Written request -
Extract only the first line of the listing and every line after it up to and including the one with "['#000000', '#000000', '#0000ff', '#cc0000'];". Omit the pictures.
****************************************
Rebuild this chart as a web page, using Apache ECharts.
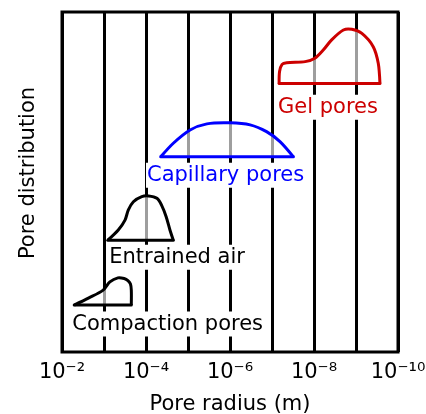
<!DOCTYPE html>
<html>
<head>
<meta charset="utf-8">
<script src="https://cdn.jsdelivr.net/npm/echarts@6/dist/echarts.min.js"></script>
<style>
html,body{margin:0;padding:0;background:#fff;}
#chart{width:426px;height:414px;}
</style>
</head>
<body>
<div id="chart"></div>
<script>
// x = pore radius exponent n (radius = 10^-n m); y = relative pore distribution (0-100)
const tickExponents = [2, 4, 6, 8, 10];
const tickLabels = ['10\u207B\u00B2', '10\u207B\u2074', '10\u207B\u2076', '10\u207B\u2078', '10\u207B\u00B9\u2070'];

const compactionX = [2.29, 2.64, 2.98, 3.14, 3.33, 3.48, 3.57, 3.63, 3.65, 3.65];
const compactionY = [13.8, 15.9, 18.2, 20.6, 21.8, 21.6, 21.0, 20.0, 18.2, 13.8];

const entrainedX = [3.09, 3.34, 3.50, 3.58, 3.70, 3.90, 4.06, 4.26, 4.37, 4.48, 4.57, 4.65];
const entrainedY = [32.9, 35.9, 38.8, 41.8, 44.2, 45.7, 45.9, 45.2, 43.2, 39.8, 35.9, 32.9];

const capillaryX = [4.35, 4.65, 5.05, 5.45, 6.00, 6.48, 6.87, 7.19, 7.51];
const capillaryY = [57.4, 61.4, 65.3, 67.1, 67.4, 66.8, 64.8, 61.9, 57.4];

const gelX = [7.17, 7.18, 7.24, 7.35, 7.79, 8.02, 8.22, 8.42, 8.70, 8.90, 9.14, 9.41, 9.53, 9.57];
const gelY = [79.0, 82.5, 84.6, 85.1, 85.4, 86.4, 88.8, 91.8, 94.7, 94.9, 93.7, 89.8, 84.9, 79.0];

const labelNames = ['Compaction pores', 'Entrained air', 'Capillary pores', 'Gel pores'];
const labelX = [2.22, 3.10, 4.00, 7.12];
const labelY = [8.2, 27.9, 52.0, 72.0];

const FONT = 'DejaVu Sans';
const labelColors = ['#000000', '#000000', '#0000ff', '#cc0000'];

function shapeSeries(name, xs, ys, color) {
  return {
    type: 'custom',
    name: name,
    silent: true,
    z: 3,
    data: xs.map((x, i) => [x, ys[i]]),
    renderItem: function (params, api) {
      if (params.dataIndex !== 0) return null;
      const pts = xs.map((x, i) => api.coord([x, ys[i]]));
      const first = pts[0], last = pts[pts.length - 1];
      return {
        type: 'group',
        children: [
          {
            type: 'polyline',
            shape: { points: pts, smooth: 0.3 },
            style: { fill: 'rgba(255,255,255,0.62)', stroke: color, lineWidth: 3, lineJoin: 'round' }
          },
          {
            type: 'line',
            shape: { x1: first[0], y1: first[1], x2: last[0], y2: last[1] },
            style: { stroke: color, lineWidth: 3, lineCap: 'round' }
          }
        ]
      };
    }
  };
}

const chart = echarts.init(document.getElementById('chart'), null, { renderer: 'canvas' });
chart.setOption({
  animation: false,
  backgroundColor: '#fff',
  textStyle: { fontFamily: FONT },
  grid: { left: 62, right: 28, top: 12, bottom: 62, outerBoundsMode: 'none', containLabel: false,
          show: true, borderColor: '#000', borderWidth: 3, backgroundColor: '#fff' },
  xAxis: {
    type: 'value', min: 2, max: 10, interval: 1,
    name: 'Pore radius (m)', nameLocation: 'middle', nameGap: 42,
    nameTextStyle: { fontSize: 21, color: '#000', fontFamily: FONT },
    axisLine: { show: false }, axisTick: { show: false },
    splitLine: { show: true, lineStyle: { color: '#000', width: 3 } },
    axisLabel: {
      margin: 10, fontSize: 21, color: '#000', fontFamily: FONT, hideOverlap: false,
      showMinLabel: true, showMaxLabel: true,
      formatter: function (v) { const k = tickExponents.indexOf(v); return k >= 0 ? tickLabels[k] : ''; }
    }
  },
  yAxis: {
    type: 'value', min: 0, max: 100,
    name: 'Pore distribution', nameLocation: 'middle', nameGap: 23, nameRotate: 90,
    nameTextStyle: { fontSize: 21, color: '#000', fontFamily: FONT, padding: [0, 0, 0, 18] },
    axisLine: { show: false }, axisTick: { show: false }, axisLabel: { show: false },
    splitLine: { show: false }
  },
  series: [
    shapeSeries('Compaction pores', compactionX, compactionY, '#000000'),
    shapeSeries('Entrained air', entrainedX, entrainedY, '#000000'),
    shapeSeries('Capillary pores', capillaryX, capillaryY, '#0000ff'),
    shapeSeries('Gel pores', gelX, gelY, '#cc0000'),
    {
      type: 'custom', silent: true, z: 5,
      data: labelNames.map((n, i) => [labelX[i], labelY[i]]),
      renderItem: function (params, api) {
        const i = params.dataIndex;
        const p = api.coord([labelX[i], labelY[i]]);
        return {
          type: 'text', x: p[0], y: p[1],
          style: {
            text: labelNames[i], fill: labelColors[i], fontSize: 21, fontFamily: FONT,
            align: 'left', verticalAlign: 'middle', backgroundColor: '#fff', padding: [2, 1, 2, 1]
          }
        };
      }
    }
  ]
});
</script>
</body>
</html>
****************************************
Result of the exercise -
Rebuild this chart as a web page, using Apache ECharts.
<!DOCTYPE html>
<html>
<head>
<meta charset="utf-8">
<script src="https://cdn.jsdelivr.net/npm/echarts@6/dist/echarts.min.js"></script>
<style>
html,body{margin:0;padding:0;background:#fff;}
#chart{width:426px;height:414px;}
</style>
</head>
<body>
<div id="chart"></div>
<script>
// x = pore radius exponent n (radius = 10^-n m); y = relative pore distribution (0-100)
const tickExponents = [2, 4, 6, 8, 10];
const tickLabels = ['10\u207B\u00B2', '10\u207B\u2074', '10\u207B\u2076', '10\u207B\u2078', '10\u207B\u00B9\u2070'];

const compactionX = [2.29, 2.64, 2.98, 3.14, 3.33, 3.48, 3.57, 3.63, 3.65, 3.65];
const compactionY = [13.8, 15.9, 18.2, 20.6, 21.8, 21.6, 21.0, 20.0, 18.2, 13.8];

const entrainedX = [3.09, 3.34, 3.50, 3.58, 3.70, 3.90, 4.06, 4.26, 4.37, 4.48, 4.57, 4.65];
const entrainedY = [32.9, 35.9, 38.8, 41.8, 44.2, 45.7, 45.9, 45.2, 43.2, 39.8, 35.9, 32.9];

const capillaryX = [4.35, 4.65, 5.05, 5.45, 6.00, 6.48, 6.87, 7.19, 7.51];
const capillaryY = [57.4, 61.4, 65.3, 67.1, 67.4, 66.8, 64.8, 61.9, 57.4];

const gelX = [7.17, 7.18, 7.24, 7.35, 7.79, 8.02, 8.22, 8.42, 8.70, 8.90, 9.14, 9.41, 9.53, 9.57];
const gelY = [79.0, 82.5, 84.6, 85.1, 85.4, 86.4, 88.8, 91.8, 94.7, 94.9, 93.7, 89.8, 84.9, 79.0];

const labelNames = ['Compaction pores', 'Entrained air', 'Capillary pores', 'Gel pores'];
const labelX = [2.22, 3.10, 4.00, 7.12];
const labelY = [8.2, 27.9, 52.0, 72.0];

const FONT = 'DejaVu Sans';
const labelColors = ['#000000', '#000000', '#0000ff', '#cc0000'];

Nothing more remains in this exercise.